───── Data supplied ─────
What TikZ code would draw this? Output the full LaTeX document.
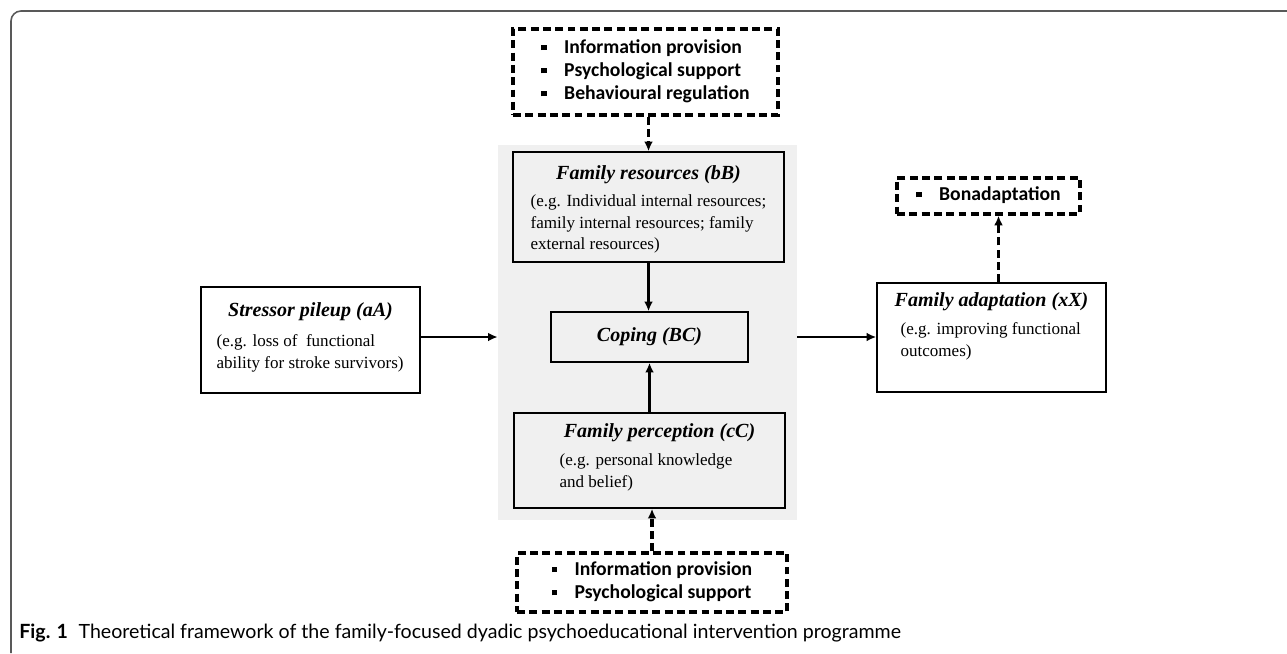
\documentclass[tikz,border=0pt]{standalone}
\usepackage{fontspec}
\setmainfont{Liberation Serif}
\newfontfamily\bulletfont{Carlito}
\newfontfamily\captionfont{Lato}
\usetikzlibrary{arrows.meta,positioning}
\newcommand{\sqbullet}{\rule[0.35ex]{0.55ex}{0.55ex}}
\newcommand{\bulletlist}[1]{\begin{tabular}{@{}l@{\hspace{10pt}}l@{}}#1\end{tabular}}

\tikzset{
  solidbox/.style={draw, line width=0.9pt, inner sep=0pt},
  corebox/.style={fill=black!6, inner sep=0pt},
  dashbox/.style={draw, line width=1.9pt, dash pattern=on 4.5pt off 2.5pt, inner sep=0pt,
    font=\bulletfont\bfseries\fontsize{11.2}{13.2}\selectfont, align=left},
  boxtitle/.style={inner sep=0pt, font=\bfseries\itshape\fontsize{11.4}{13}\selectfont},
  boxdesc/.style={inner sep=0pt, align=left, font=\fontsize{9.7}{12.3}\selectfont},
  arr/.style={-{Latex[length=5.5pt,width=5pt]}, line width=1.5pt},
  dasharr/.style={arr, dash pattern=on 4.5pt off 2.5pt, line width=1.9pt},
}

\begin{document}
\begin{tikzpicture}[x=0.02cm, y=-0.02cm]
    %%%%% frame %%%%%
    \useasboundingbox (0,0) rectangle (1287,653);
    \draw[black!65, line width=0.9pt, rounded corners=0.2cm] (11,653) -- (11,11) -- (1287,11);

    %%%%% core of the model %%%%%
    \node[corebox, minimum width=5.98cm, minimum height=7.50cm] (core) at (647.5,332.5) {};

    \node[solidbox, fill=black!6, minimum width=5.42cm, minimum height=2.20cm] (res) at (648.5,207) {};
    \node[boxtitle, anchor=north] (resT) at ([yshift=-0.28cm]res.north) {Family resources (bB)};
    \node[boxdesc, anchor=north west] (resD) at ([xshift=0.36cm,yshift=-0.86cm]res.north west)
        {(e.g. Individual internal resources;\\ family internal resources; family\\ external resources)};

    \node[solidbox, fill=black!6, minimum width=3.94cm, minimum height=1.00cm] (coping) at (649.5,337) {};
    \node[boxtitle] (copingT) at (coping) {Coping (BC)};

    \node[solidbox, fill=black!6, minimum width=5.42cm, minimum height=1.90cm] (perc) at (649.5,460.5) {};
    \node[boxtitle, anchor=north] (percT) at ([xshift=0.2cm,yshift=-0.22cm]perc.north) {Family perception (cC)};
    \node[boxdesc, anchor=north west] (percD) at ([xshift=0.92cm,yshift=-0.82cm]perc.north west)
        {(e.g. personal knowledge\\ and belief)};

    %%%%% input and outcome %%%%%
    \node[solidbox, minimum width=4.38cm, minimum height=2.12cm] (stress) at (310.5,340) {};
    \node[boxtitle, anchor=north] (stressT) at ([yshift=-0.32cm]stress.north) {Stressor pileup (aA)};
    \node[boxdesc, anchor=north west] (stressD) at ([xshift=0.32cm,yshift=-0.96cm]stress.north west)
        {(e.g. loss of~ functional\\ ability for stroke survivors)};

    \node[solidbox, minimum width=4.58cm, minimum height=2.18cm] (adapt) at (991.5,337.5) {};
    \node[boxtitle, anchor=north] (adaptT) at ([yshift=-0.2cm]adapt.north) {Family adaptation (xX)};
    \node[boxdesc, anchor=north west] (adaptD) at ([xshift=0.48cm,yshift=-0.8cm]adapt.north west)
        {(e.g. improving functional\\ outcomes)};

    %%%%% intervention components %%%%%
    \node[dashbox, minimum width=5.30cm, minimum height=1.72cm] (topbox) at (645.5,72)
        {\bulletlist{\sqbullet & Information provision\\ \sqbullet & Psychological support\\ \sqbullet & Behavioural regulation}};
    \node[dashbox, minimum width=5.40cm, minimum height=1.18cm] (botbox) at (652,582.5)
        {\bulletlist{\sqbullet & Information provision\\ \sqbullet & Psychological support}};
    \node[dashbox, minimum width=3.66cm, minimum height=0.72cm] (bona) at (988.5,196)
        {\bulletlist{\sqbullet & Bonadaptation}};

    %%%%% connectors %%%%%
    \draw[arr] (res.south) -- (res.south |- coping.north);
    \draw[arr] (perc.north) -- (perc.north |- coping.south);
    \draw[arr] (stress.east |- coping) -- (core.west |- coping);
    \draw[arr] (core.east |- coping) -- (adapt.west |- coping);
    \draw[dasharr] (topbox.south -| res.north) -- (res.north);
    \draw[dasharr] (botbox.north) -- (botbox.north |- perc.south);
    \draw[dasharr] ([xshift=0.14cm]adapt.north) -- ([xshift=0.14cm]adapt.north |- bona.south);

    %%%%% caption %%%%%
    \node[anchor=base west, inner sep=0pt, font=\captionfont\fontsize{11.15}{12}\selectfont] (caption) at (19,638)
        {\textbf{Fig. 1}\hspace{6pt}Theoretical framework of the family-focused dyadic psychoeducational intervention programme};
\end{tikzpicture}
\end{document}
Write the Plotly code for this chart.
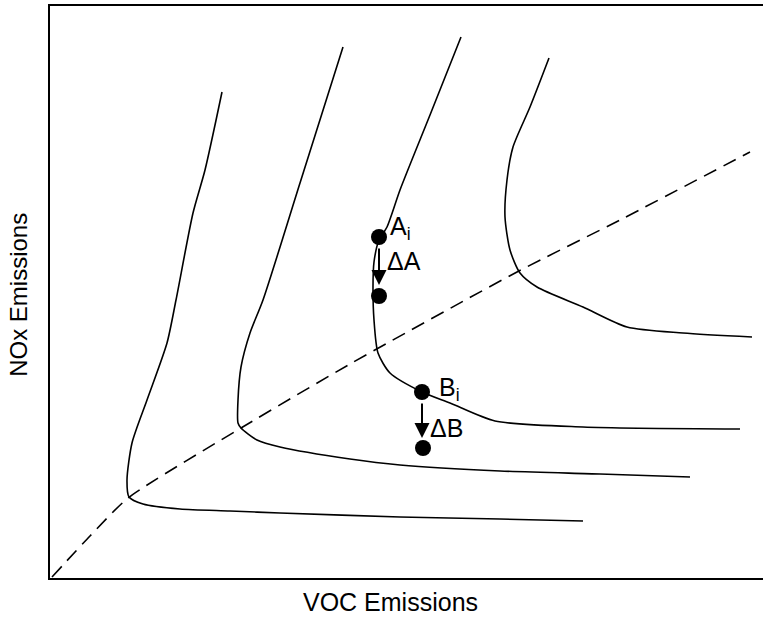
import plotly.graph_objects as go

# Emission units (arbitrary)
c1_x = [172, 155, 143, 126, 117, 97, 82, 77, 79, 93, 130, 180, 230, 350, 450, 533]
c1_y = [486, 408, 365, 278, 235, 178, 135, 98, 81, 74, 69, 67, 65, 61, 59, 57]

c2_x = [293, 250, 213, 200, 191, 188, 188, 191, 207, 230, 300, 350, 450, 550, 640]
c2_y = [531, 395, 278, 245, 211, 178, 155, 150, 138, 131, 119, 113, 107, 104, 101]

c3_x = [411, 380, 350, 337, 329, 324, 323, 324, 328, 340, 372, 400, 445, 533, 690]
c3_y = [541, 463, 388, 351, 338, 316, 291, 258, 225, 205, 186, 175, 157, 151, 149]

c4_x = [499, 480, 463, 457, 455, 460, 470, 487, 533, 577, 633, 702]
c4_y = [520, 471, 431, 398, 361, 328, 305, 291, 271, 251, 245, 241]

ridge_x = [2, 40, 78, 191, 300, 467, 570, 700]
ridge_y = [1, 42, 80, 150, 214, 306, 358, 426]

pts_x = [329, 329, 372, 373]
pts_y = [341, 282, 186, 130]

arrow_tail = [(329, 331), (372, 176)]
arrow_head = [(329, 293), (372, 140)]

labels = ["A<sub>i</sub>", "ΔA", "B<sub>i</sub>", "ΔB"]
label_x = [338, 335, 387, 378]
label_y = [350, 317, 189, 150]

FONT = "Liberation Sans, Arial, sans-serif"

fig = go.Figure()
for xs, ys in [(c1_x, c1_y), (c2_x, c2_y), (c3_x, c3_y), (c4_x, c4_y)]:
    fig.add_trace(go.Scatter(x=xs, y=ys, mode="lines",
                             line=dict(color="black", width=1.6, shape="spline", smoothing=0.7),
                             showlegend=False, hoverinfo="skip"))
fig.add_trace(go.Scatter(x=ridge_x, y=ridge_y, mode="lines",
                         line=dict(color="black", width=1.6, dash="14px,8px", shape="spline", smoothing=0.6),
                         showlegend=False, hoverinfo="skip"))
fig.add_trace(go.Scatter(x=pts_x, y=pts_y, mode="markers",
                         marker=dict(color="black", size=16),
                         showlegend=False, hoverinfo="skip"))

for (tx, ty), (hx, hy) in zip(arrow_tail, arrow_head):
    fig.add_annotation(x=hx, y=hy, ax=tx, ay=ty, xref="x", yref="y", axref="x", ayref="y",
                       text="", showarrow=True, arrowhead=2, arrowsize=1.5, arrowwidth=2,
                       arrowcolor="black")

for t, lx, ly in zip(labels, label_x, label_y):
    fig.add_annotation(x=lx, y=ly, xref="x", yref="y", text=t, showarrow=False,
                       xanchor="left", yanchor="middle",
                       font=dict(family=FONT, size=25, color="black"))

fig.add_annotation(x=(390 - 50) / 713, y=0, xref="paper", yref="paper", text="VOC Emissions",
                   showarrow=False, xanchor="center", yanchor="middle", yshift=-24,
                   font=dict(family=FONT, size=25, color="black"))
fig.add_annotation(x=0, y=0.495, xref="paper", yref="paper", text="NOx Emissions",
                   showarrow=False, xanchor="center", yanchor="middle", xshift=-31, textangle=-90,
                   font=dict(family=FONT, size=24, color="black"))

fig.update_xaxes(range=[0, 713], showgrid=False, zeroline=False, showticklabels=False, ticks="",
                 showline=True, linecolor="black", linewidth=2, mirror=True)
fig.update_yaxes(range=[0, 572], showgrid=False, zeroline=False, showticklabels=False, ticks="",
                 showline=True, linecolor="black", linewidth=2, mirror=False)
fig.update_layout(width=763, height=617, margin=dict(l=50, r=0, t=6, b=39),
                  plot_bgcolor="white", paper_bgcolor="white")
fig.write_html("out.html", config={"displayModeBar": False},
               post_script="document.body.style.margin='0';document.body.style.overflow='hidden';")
─────
Show the lines where the word "code" appears in the entries.

What TikZ code would draw this? Output the full LaTeX document.
Write the Plotly code for this chart.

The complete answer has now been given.